From testing experience, the first Tensor push to GPU will roughly take up to 700-800 MiB of the GPU VRAM. You can then allocate more tensor to GPU without a shift in the VRAM until you have exceeded the pre-allocated space given from the first Tensor.
x = torch.tensor(1).cuda() # ~770 MiB allocated z = torch.zeros((1000)).cuda() # VRAM not affected. d = torch.zeros((1000000000)).cuda() # plus ~1000MiB (more accurate allocation according to bytes allocated for the datatype multiply by itemsize.
How do I create the first Tensor without 700+MiB worth of VRAM baggage? This will be especially useful for inference/deployment. Most Deep Learning applications have static inputs allocation; for example, a batch of images (ex: size (10,3,200,200) in float32) will just require 4.8MB of VRAM space. It does not make any sense in deployment to waste so much space for your model inputs.

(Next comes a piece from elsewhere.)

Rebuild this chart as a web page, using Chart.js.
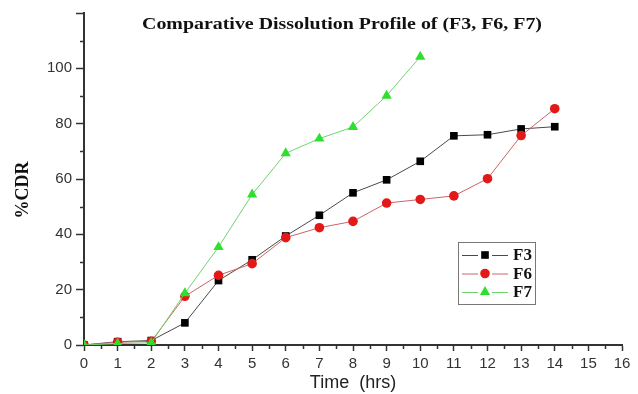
<!DOCTYPE html>
<html>
<head>
<meta charset="utf-8">
<title>Comparative Dissolution Profile</title>
<script src="https://cdn.jsdelivr.net/npm/chart.js@4.4.1/dist/chart.umd.min.js"></script>
<style>
  html, body { margin: 0; padding: 0; background: #fff; overflow: hidden; }
  #wrap { width: 638px; height: 394px; position: relative; }
</style>
</head>
<body>
<div id="wrap"><canvas id="c"></canvas></div>
<script>
// Sampling times (hrs)
const hours = [0, 1, 2, 3, 4, 5, 6, 7, 8, 9, 10, 11, 12, 13, 14];
// Cumulative drug release (%) per formulation
const f3 = [0, 1.2, 1.6, 8.0, 23.3, 30.8, 39.4, 46.9, 55.0, 59.7, 66.4, 75.6, 76.0, 78.1, 78.9];
const f6 = [0, 1.0, 1.3, 17.6, 25.2, 29.4, 38.8, 42.4, 44.7, 51.3, 52.6, 53.9, 60.1, 75.7, 85.4];
const f7 = [0, 0.5, 0.8, 18.7, 35.4, 54.4, 69.3, 74.6, 78.8, 90.1, 104.2];
const seriesNames = ['F3', 'F6', 'F7'];
// Axis ticks
const xTicks = [0, 1, 2, 3, 4, 5, 6, 7, 8, 9, 10, 11, 12, 13, 14, 15, 16];
const yTicks = [0, 20, 40, 60, 80, 100, 120];
const xMinor = [0.5, 1.5, 2.5, 3.5, 4.5, 5.5, 6.5, 7.5, 8.5, 9.5, 10.5, 11.5, 12.5, 13.5, 14.5, 15.5];
const yMinor = [10, 30, 50, 70, 90, 110];
const chartTitle = 'Comparative Dissolution Profile of (F3, F6, F7)';
const yTitle = '%CDR';

const axisColor = '#333';
const serif = '"Liberation Serif", "Times New Roman", serif';
const tickFont = { family: '"Liberation Sans", Arial, sans-serif', size: 15 };

const toPoints = vals => vals.map((v, i) => ({ x: hours[i], y: v }));

// Minor tick marks, heading, y-axis title and the legend box
const extrasPlugin = {
  id: 'extras',
  afterDraw(chart) {
    const ctx = chart.ctx;
    const xs = chart.scales.x, ys = chart.scales.y;
    const area = chart.chartArea;
    ctx.save();
    ctx.strokeStyle = axisColor;
    ctx.lineWidth = 1.5;
    ctx.beginPath();
    xMinor.forEach(v => {
      const px = Math.round(xs.getPixelForValue(v)) + 0.5;
      ctx.moveTo(px, area.bottom);
      ctx.lineTo(px, area.bottom + 4);
    });
    yMinor.forEach(v => {
      const py = Math.round(ys.getPixelForValue(v)) + 0.5;
      ctx.moveTo(area.left - 4, py);
      ctx.lineTo(area.left, py);
    });
    ctx.stroke();
    ctx.restore();

    // Heading
    ctx.save();
    ctx.font = 'bold 17px ' + serif;
    ctx.fillStyle = '#111';
    ctx.textBaseline = 'middle';
    ctx.textAlign = 'center';
    const w = ctx.measureText(chartTitle).width;
    ctx.translate(342, 25);
    ctx.scale(400 / w, 1);
    ctx.fillText(chartTitle, 0, 0);
    ctx.restore();

    // Vertical axis title
    ctx.save();
    ctx.font = 'bold 18px ' + serif;
    ctx.fillStyle = '#111';
    ctx.textBaseline = 'middle';
    ctx.textAlign = 'center';
    ctx.translate(23, 190);
    ctx.rotate(-Math.PI / 2);
    ctx.fillText(yTitle, 0, 0);
    ctx.restore();

    // Legend box inside the plot
    const box = { x: 458, y: 242, w: 77, h: 62 };
    ctx.save();
    ctx.fillStyle = '#fff';
    ctx.fillRect(box.x, box.y, box.w, box.h);
    ctx.strokeStyle = '#777';
    ctx.lineWidth = 1;
    ctx.strokeRect(box.x + 0.5, box.y + 0.5, box.w, box.h);
    chart.data.datasets.forEach((ds, i) => {
      const y = box.y + 13 + i * 18.5;
      ctx.strokeStyle = ds.borderColor;
      ctx.lineWidth = 1;
      ctx.beginPath();
      ctx.moveTo(box.x + 4, y + 0.5);
      ctx.lineTo(box.x + 20, y + 0.5);
      ctx.moveTo(box.x + 34, y + 0.5);
      ctx.lineTo(box.x + 50, y + 0.5);
      ctx.stroke();
      ctx.fillStyle = ds.pointBackgroundColor;
      ctx.strokeStyle = ds.pointBackgroundColor;
      Chart.helpers.drawPoint(ctx, {
        pointStyle: ds.pointStyle, radius: ds.pointRadius, rotation: 0, borderWidth: 0
      }, box.x + 27, y);
      ctx.fillStyle = '#111';
      ctx.font = 'bold 17px ' + serif;
      ctx.textAlign = 'left';
      ctx.textBaseline = 'middle';
      ctx.fillText(ds.label, box.x + 55, y + 1);
    });
    ctx.restore();
  }
};

new Chart(document.getElementById('c'), {
  type: 'line',
  data: {
    datasets: [
      {
        label: seriesNames[0], data: toPoints(f3), order: 2,
        borderColor: '#4a4a4a', borderWidth: 1,
        pointStyle: 'rect', pointRadius: 5.4,
        pointBackgroundColor: '#000', pointBorderColor: '#000', pointBorderWidth: 0,
        tension: 0, clip: 0
      },
      {
        label: seriesNames[1], data: toPoints(f6), order: 1,
        borderColor: '#cc6464', borderWidth: 1,
        pointStyle: 'circle', pointRadius: 4.8,
        pointBackgroundColor: '#e31818', pointBorderColor: '#e31818', pointBorderWidth: 0,
        tension: 0, clip: 0
      },
      {
        label: seriesNames[2], data: toPoints(f7), order: 0,
        borderColor: '#6fd46f', borderWidth: 1,
        pointStyle: 'triangle', pointRadius: 5.9,
        pointBackgroundColor: '#2de02d', pointBorderColor: '#2de02d', pointBorderWidth: 0,
        tension: 0, clip: 0
      }
    ]
  },
  options: {
    responsive: true,
    maintainAspectRatio: false,
    animation: false,
    layout: { padding: { left: 0, right: 16, top: 10, bottom: 0 } },
    plugins: { legend: { display: false }, tooltip: { enabled: false }, title: { display: false } },
    scales: {
      x: {
        type: 'linear', min: 0, max: 16,
        afterBuildTicks: s => { s.ticks = xTicks.map(v => ({ value: v })); },
        afterFit: s => { s.height = 49; },
        ticks: { font: tickFont, color: axisColor, padding: 4, maxRotation: 0, autoSkip: false },
        grid: { drawOnChartArea: false, drawTicks: true, tickLength: 6, tickColor: axisColor, tickWidth: 1.5 },
        border: { display: true, color: axisColor, width: 2 },
        title: {
          display: true, text: 'Time  (hrs)', color: '#222',
          font: { family: '"Liberation Sans", Arial, sans-serif', size: 18 },
          padding: { top: 1, bottom: 0 }
        }
      },
      y: {
        type: 'linear', min: 0, max: 120,
        afterBuildTicks: s => { s.ticks = yTicks.map(v => ({ value: v })); },
        afterFit: s => { s.width = 84; },
        ticks: { font: tickFont, color: axisColor, padding: 4, callback: v => (v === 120 ? '' : v) },
        grid: { drawOnChartArea: false, drawTicks: true, tickLength: 8, tickColor: axisColor, tickWidth: 1.5 },
        border: { display: true, color: axisColor, width: 2 },
        title: { display: false }
      }
    }
  },
  plugins: [extrasPlugin]
});
</script>
</body>
</html>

Are there a specific way to initialise PyTorch Tensor similar to how we do it in PyCUDA/CUDA with allocate and copy? It will awesome if there is a way to allow developers to specify the nbytes of their Tensor like CUDA.
Hopefully there is already a way in PyTorch or else only the implementation of CUDA code itself can ensure CORRECT memory allocation for our inputs. PyCUDA GpuArray does not transfer well to PyTorch Tensor (the other way around works though) which leads to the need to code every single function in PyCUDA from scratch.